Ante esa realidad, intento explicarme por qué la reacción de un pueblo objetivamente maltratado y vilipendiado como el palestino para reclamar sus derechos de tener tierra, estado y libertad es atacando a niños o jóvenes indefensos. No lo entiendo. Aunque siempre he rechazado la situación en la que Israel mantiene a los palestinos, en vergonzantes guetos, donde no solo les priva de libertad sino que tiene en sus manos la distribución del agua, de la energía y de la vida, no puedo sino sentir dolor por su infame ataque.
Pero entiendo menos que uno de los países más avanzados, con mejor tecnología y renta per cápita (para los israelíes, claro) del mundo, a la vez que llora a sus víctimas y criminaliza al “enemigo” por atacar indefensos, aprovecha toda su superioridad militar para causar daños innecesarios a una población inocente, llena de menores que solo han visto venir de su "vecino-dueño" bombas y abusos. ¿Con qué legitimidad se me muestra a una mujer israelí con la foto de su niña muerta llorando su pérdida al mismo tiempo que se oyen de fondo los silbidos de las bombas cayendo en Gaza, matando niños y niñas? En la concatenación de mis lágrimas, muerto aquí, muerto allí, se acaba mezclando el dolor con la rabia. No se puede matar a un niño nunca, pero menos mientras se sufre el desgarro de haber perdido el tuyo. Cómo no puedes tener empatía con esas madres, como la tengo yo contigo. Tan inocentes como tú, tan niña o niño como el tuyo. Solamente cabe en la venganza más cruel por la venganza más inútil. Valores que no pueden corresponder a un estado con el protagonismo internacional de Israel. Tampoco se explica que mientras los ciudadanos de medio mundo lloramos las muertes de niños y niñas de uno y otro bando, los tecnócratas y políticos que se han pegado media vida rellenando catálogos de leyes de protección a los menores apenas digan nada.

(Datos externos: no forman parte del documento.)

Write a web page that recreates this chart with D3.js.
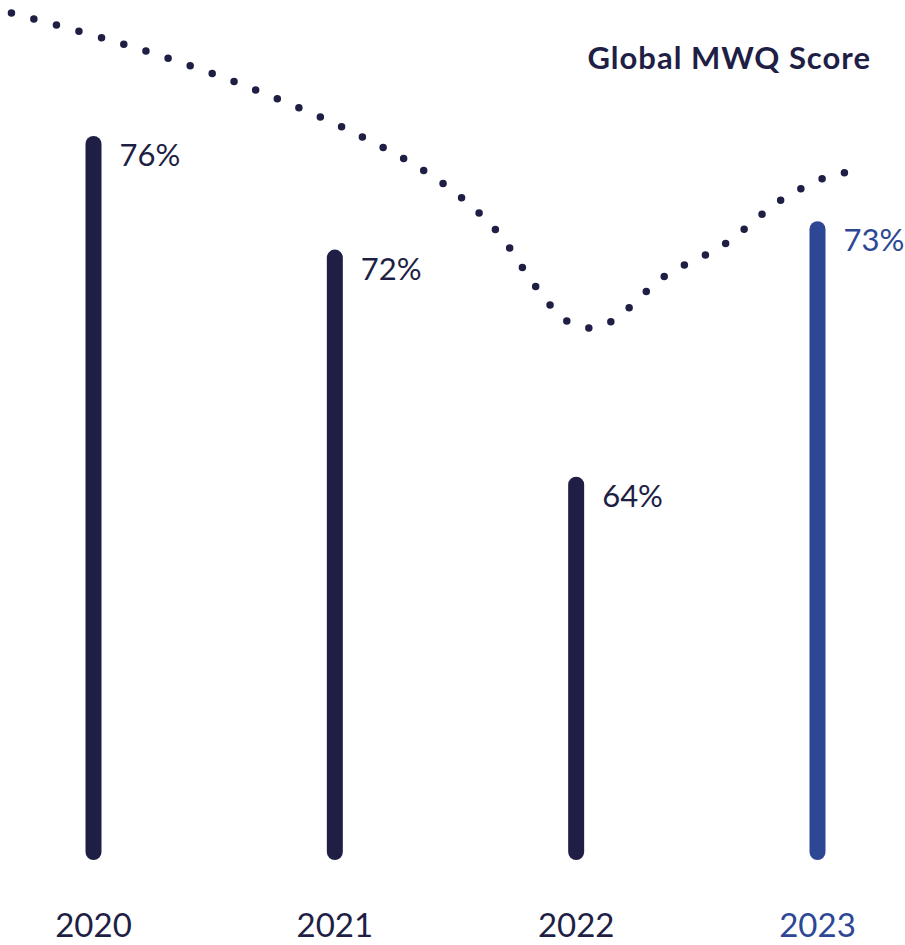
<!DOCTYPE html>
<html>
<head>
<meta charset="utf-8">
<script src="https://cdn.jsdelivr.net/npm/d3@7"></script>
<style>
  body { margin: 0; background: #fff; }
  text { font-family: Lato, "Open Sans", sans-serif; }
</style>
</head>
<body>
<div id="chart"></div>
<script>
// bar data
var years = [2020, 2021, 2022, 2023];
var scores = [76, 72, 64, 73];
var labels = ["76%", "72%", "64%", "73%"];

// dotted trend (year position, score units)
var trendYears = [2019.66, 2020.15, 2020.63, 2021.09, 2021.44, 2021.67, 2021.83, 2021.96,
                  2022.06, 2022.15, 2022.37, 2022.61, 2022.85, 2023.05, 2023.15];
var trendScores = [80.33, 79.17, 77.76, 76.07, 74.38, 72.66, 70.72, 69.49,
                   69.24, 69.49, 71.08, 72.16, 73.75, 74.59, 74.74];

var title = "Global MWQ Score";

var w = 905, h = 945;
var navy = "#1f1f45", blue = "#2d4795";

var svg = d3.select("#chart")
            .append("svg")
            .attr("width", w)
            .attr("height", h);

/***Scales***/
var xScale = d3.scaleLinear()
               .domain([2020, 2023])
               .range([93.5, 817.5]);
var yScale = d3.scaleLinear()
               .domain([50.5, 76])
               .range([860, 136]);

var colorOf = function(i) { return i === years.length - 1 ? blue : navy; };

/***Dotted trend***/
var trendLine = d3.line()
                  .curve(d3.curveCatmullRom.alpha(0.5))
                  .x(function(d) { return xScale(d[0]); })
                  .y(function(d) { return yScale(d[1]); });

svg.append("path")
   .datum(d3.zip(trendYears, trendScores))
   .attr("d", trendLine)
   .attr("fill", "none")
   .attr("stroke", navy)
   .attr("stroke-width", 7.5)
   .attr("stroke-linecap", "round")
   .attr("stroke-dasharray", "0 23.3");

/***Bars as rounded lines***/
var bw = 16;
svg.selectAll("line.bar")
   .data(scores)
   .enter()
   .append("line")
   .attr("class", "bar")
   .attr("x1", function(d, i) { return xScale(years[i]); })
   .attr("x2", function(d, i) { return xScale(years[i]); })
   .attr("y1", function(d) { return yScale(d) + bw / 2; })
   .attr("y2", yScale(50.5) - bw / 2)
   .attr("stroke", function(d, i) { return colorOf(i); })
   .attr("stroke-width", bw)
   .attr("stroke-linecap", "round");

/***Value labels***/
svg.selectAll("text.val")
   .data(scores)
   .enter()
   .append("text")
   .attr("class", "val")
   .attr("x", function(d, i) { return xScale(years[i]) + 26; })
   .attr("y", function(d) { return yScale(d) + 30; })
   .attr("font-size", 31)
   .attr("fill", function(d, i) { return colorOf(i); })
   .text(function(d, i) { return labels[i]; });

/***Year labels***/
svg.selectAll("text.year")
   .data(years)
   .enter()
   .append("text")
   .attr("class", "year")
   .attr("x", function(d) { return xScale(d); })
   .attr("y", 937)
   .attr("text-anchor", "middle")
   .attr("font-size", 33)
   .attr("fill", function(d, i) { return colorOf(i); })
   .text(function(d) { return d; });

/***Title***/
svg.append("text")
   .attr("x", 871)
   .attr("y", 69)
   .attr("text-anchor", "end")
   .attr("font-size", 31)
   .attr("font-weight", 700)
   .attr("letter-spacing", 1)
   .attr("fill", navy)
   .text(title);
</script>
</body>
</html>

Matar a un niño, acallar el bullicio del recreo de un colegio, no se debe consentir en ninguna parte del mundo. El respeto a la vida tiene su máxima expresión en la infancia. Si alguna cruzada tuviera sentido, esa sería necesariamente la que se hiciera en contra de los infanticidios. Los niños no se matan. Ni aquí, ni allí. ¡Basta!